Im Gegensatz zur Santa Clara County Studie hat Hendrik Streeck in seiner Studie, die in Gangelt durchgeführt wurde, gar nicht erst versucht, die Schimäre repräsentativer Ergebnisse aufzubauen. Der Ansatz von Streeck ist der einer Einzelfallstudie, bei der versucht wird, eine Vollerhebung für einen eng umgrenzten lokalen Bereich umzusetzen. Leider ist dies in Gangelt und obwohl es dort nur rund 600 Haushalte gibt, nicht gelungen. “Ca. 1000” Einwohner, so schreibt Streeck in dem wenigen, was als “Vorläufiges Ergebnis” veröffentlicht wurde, aus “ca. 400” Haushalten nahmen an der Studie teil.

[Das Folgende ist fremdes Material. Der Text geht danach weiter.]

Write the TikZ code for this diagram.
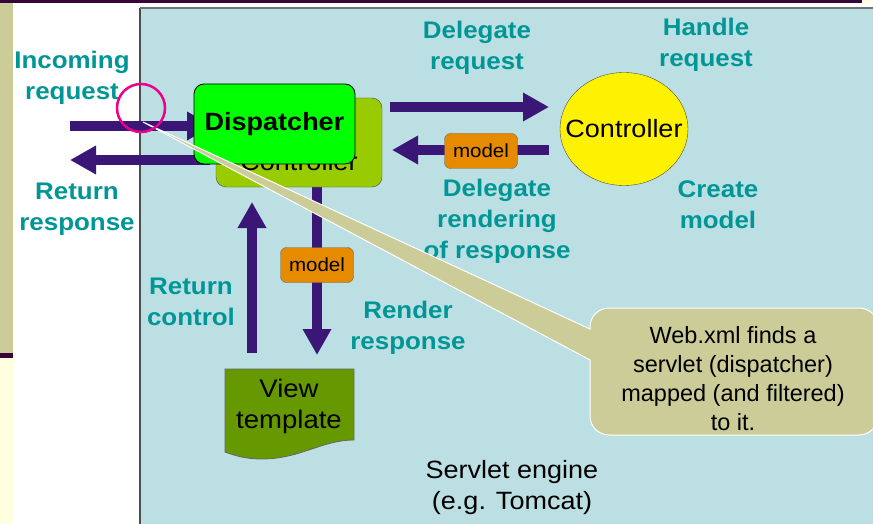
\documentclass[tikz,border=0pt]{standalone}
\usepackage{fontspec}
\setmainfont{Liberation Sans}
\newfontfamily\lbfont[FakeStretch=1.08]{Liberation Sans}
\usetikzlibrary{arrows.meta,shapes.geometric}
\definecolor{panel}{RGB}{187,223,227}
\definecolor{labc}{RGB}{0,150,150}
\definecolor{arrowc}{RGB}{58,22,118}
\definecolor{dispg}{RGB}{0,255,0}
\definecolor{backg}{RGB}{153,204,0}
\definecolor{modelc}{RGB}{230,138,0}
\definecolor{viewg}{RGB}{102,153,0}
\definecolor{khakic}{RGB}{204,204,153}
\definecolor{creamc}{RGB}{255,255,224}
\definecolor{barp}{RGB}{55,5,55}
\pgfdeclarelayer{bg}
\pgfdeclarelayer{arr}
\pgfdeclarelayer{top}
\pgfsetlayers{bg,arr,main,top}
\tikzset{
  blockarrow/.style={draw=arrowc, line width=9.5pt, -{Triangle[length=26pt 0 0, width=27pt 0 0]}},
  lbl/.style={text=labc, align=center, inner sep=0pt, font=\lbfont\bfseries\fontsize{24}{31}\selectfont},
  modelbox/.style={fill=modelc, draw=black!60, rounded corners=6pt, minimum width=73pt, minimum height=35pt, inner sep=0pt, font=\lbfont\fontsize{19}{22}\selectfont},
}
\begin{document}
\begin{tikzpicture}[x=1pt,y=-1pt]
\useasboundingbox (0,0) rectangle (873,524);
\begin{pgfonlayer}{bg}
  \fill[white] (0,0) rectangle (873,524);
  \fill[barp] (0,0) rectangle (862,3);
  \fill[creamc] (862,0) rectangle (873,3);
  \fill[khakic] (0,3) rectangle (13,353);
  \fill[barp] (0,353) rectangle (13,358);
  \fill[creamc] (0,358) rectangle (13,524);
  \filldraw[fill=panel, draw=black!70, line width=1.2pt] (140,8.5) rectangle (885,535);
  \draw[black!55, line width=2.5pt] (140,8) -- (885,8);
\end{pgfonlayer}

% controller box behind dispatcher
\node[fill=backg, draw=black!70, rounded corners=10pt, minimum width=166pt, minimum height=89pt, inner sep=0pt] (ctlback) at (299,142.5) {};
\node[anchor=base, inner sep=0pt, font=\lbfont\fontsize{25}{30}\selectfont] (ctltext) at (299,171) {Controller};
% dispatcher
\node[fill=dispg, draw=black, line width=0.8pt, rounded corners=10pt, minimum width=161pt, minimum height=80pt, inner sep=0pt, font=\lbfont\bfseries\fontsize{25}{30}\selectfont] (disp) at (274.5,124) {Dispatcher};
% controller ellipse
\node[ellipse, fill=yellow, draw=black!70, minimum width=128pt, minimum height=113pt, inner sep=0pt] (ctl) at (624,129) {};
\node[inner sep=0pt, font=\lbfont\fontsize{25}{30}\selectfont] (ctllbl) at (ctl.center) {Controller};
% model boxes
\node[modelbox] (m1) at (481,151) {model};
\node[modelbox] (m2) at (317,265) {model};
% view template
\filldraw[fill=viewg, draw=black!60, line width=0.8pt] (225,369) -- (354,369) -- (354,440)
  .. controls (322,440) and (300,459) .. (262,459)
  .. controls (246,459) and (236,456) .. (225,452) -- cycle;
\node[align=center, inner sep=0pt, font=\lbfont\fontsize{25.5}{31}\selectfont] (view) at (289,406) {View\\template};

% labels
\node[lbl] (lin) at (72,78) {Incoming\\request};
\node[lbl] (lret) at (77,209) {Return\\response};
\node[lbl] (ldel) at (477,48) {Delegate\\request};
\node[lbl] (lhan) at (706,45) {Handle\\request};
\node[lbl] (lrend) at (497,221) {Delegate\\rendering\\of response};
\node[lbl] (lcre) at (718,205) {Create\\model};
\node[lbl] (lrc) at (191,302) {Return\\control};
\node[lbl] (lrr) at (408,328) {Render\\response};
\node[align=center, inner sep=0pt, font=\lbfont\fontsize{25}{31}\selectfont] (eng) at (512,488) {Servlet engine\\(e.g. Tomcat)};

% arrows
\coordinate (inA) at (70,126);
\coordinate (inB) at (213,126);
\coordinate (retA) at (210,160);
\coordinate (retB) at (70,160);
\coordinate (delA) at (390,107);
\coordinate (delB) at (549,107);
\coordinate (mbA) at (549,150);
\coordinate (mbB) at (392,150);
\coordinate (dnA) at (317,186);
\coordinate (dnB) at (317,355);
\coordinate (upA) at (252,353);
\coordinate (upB) at (252,202);
\begin{pgfonlayer}{arr}
  \draw[blockarrow] (inA) -- (inB);
  \draw[blockarrow] (retA) -- (retB);
  \draw[blockarrow] (delA) -- (delB);
  \draw[blockarrow] (mbA) -- (mbB);
  \draw[blockarrow] (dnA) -- (dnB);
  \draw[blockarrow] (upA) -- (upB);
\end{pgfonlayer}

% callout
\begin{pgfonlayer}{top}
  \filldraw[fill=khakic, draw=white, line width=1pt] (143,122) -- (590,329)
    [rounded corners=19pt] -- (590,308) -- (878,308) -- (878,435) -- (590,435)
    [sharp corners] -- (590,360) -- cycle;
  \node[align=center, inner sep=0pt, font=\fontsize{23.5}{29}\selectfont] (note) at (733,379) {Web.xml finds a\\servlet (dispatcher)\\mapped (and filtered)\\to it.};
  \node[circle, draw=magenta, line width=2.5pt, minimum size=48pt, inner sep=0pt] (hl) at (141,108) {};
\end{pgfonlayer}
\end{tikzpicture}
\end{document}
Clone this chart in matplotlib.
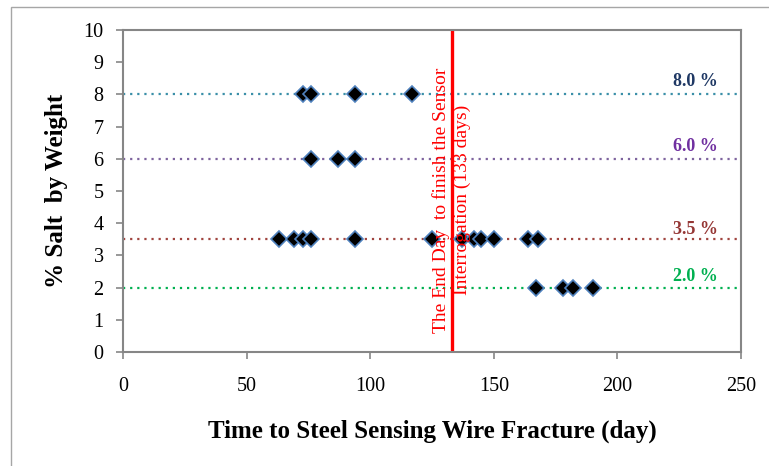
import matplotlib
matplotlib.use("Agg")
import matplotlib.pyplot as plt
from matplotlib.patches import Rectangle

plt.rcParams["font.family"] = ["Liberation Serif", "DejaVu Serif"]

# Salt concentrations (% by weight) and fracture days for each specimen
salt_levels = [8.0, 6.0, 3.5, 2.0]
salt_labels = ["8.0 %", "6.0 %", "3.5 %", "2.0 %"]
days_8 = [73, 76, 94, 117]
days_6 = [76, 87, 94]
days_35 = [63, 69, 73, 76, 94, 125, 137, 142, 145, 150, 164, 168]
days_2 = [167, 178, 182, 190]
end_day = 133

line_colors = ["#3A8FA8", "#7E649E", "#A0443F", "#00B050"]
label_colors = ["#1F3864", "#7030A0", "#953735", "#00B050"]
label_dy = [0.14, 0.12, 0.03, 0.08]

fig = plt.figure(figsize=(7.69, 4.66), dpi=100)
ax = fig.add_axes([0.16, 0.2446, 0.8036, 0.691])

# outer chart frame
fig.patches.append(Rectangle((11 / 769, -0.1), 1.2, 1 - 7 / 466 + 0.1,
                             transform=fig.transFigure, fill=False,
                             edgecolor="#A6A6A6", linewidth=1.0))

series = [days_8, days_6, days_35, days_2]
for lvl, days, lc, lab, tc, dy in zip(salt_levels, series, line_colors,
                                      salt_labels, label_colors, label_dy):
    ax.plot([0, 250], [lvl, lvl], linestyle=(0, (1, 2.2)), color=lc,
            linewidth=1.6, zorder=1)
    ax.plot(days, [lvl] * len(days), linestyle="none", marker="D",
            markersize=8.2, markerfacecolor="black",
            markeredgecolor="#4F81BD", markeredgewidth=1.2, zorder=3)
    ax.text(231.5, lvl + dy, lab, color=tc, fontsize=13, fontweight="bold",
            ha="center", va="bottom", zorder=4)

ax.plot([end_day, end_day], [0, 10], color="#FF0000", linewidth=2.4, zorder=2)
ax.text(end_day, 4.72,
        "The End Day  to finish the Sensor\nInterrogation (133 days)",
        rotation=90, color="#FF0000", fontsize=14, ha="center", va="center",
        multialignment="center", linespacing=1.25, zorder=5)

ax.set_xlim(0, 250)
ax.set_ylim(0, 10)
ax.set_xticks(range(0, 251, 50))
ax.set_yticks(range(0, 11))
for sp in ax.spines.values():
    sp.set_color("#868686")
    sp.set_linewidth(1.5)
ax.tick_params(axis="both", direction="out", length=5, width=1.2,
               color="#868686", labelsize=14.5)
ax.tick_params(axis="x", pad=13)
ax.tick_params(axis="y", pad=9)

ax.set_xlabel("Time to Steel Sensing Wire Fracture (day)", fontsize=18,
              fontweight="bold", labelpad=17)
ax.set_ylabel("% Salt  by Weight", fontsize=18, fontweight="bold",
              labelpad=11)

fig.savefig("out.png", dpi=100)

Die offizielle Einwohnerzahl der Gemeinde Gangelt wird mit rund 2.600 angegeben, d.h. Streecks Studie basiert nicht einmal auf der Hälfte der Einwohner von Gangelt. Auf Basis der “ca. 1000 Einwohner aus ca. 400 Haushalten” ergibt sich eine Case Fatality Rate von 0,37%, wobei 14% der von Streecks Team auf Antikörper untersuchten Einwohner Gangelts eine Infektion mit SARS-CoV-2 hatten. Positiv Getestet waren ca. 2%, was bedeuten würde, dass nur 14,2% der SARS-CoV-2 Infizierten überhaupt getestet wurden. Die Dunkelziffer beträgt demnach gut 86%.

Was man auf Basis dieser Ergebnisse, für die keinerlei Daten zur Verteilung der Studienteilnehmer z.B. nach Alter vorliegen, schließen kann? Dass unter rund 1000 Einwohnern von Gangelt rund 140 Einwohner sind, die Antikörper gegen SARS-CoV-2 gebildet haben, während nur 20 Einwohner bislang überhaupt auf SARS-CoV-2 (mittels RT-PCR-Test) getestet wurden. Abermals ist alles, was darüber hinausgeht, ein Rechenspiel, wie sich schon daran zeigt, dass die Ergebnisse aus Gangelt deutlich von den Ergebnissen aus Santa Clara County abweichen. Die Case Fatality Rate ist nahezu doppelt so hoch. Der Anteil der positiv auf Antikörper Getesteten ist in Gangelt 4 Mal so hoch wie in Santa Clara County (gerechnet auf Szenario S3). 


Streeck, Hendrik, Hartmann, Gunther, Exner, Martin & Schmid, Matthias (2020). Vorläufiges Ergebnis und Schlussfolgerungen der COVID-19 Case-Cluster-Study.


Was man mit solchen Ergebnissen macht?

Wir wissen es nicht. Aber wir haben keinen Zweifel, dass sich diejenigen, die behaupten, es sei alles nur Panik, natürlich auf die Case Fatality Rates (CFR) stürzen werden, um zu belegen, dass alle Maßnahmen übertrieben sind, wenngleich selbst die CFR aus Santa Clara das Doppelte der CFR einer Influenza Epidemie ist (die aus Gangelt das Vierfache). Diejenigen, die versuchen, eine Pandemie einzudämmen, werden aus beiden Studien wenig bis gar nichts entnehmen können, außer, dass es über Antikörper-Tests möglich ist, eine Momentaufnahme über die Verbreitung von SARS-CoV-2 zu einem bestimmten Zeitpunkt an einem bestimmten Ort zu erstellen. Was eine solche Momentaufnahme im Rahmen einer Pandemie, die sich entwickelt, zu leisten vermag? Politisch vermutlich viel, erkenntnistheoretisch eher wenig.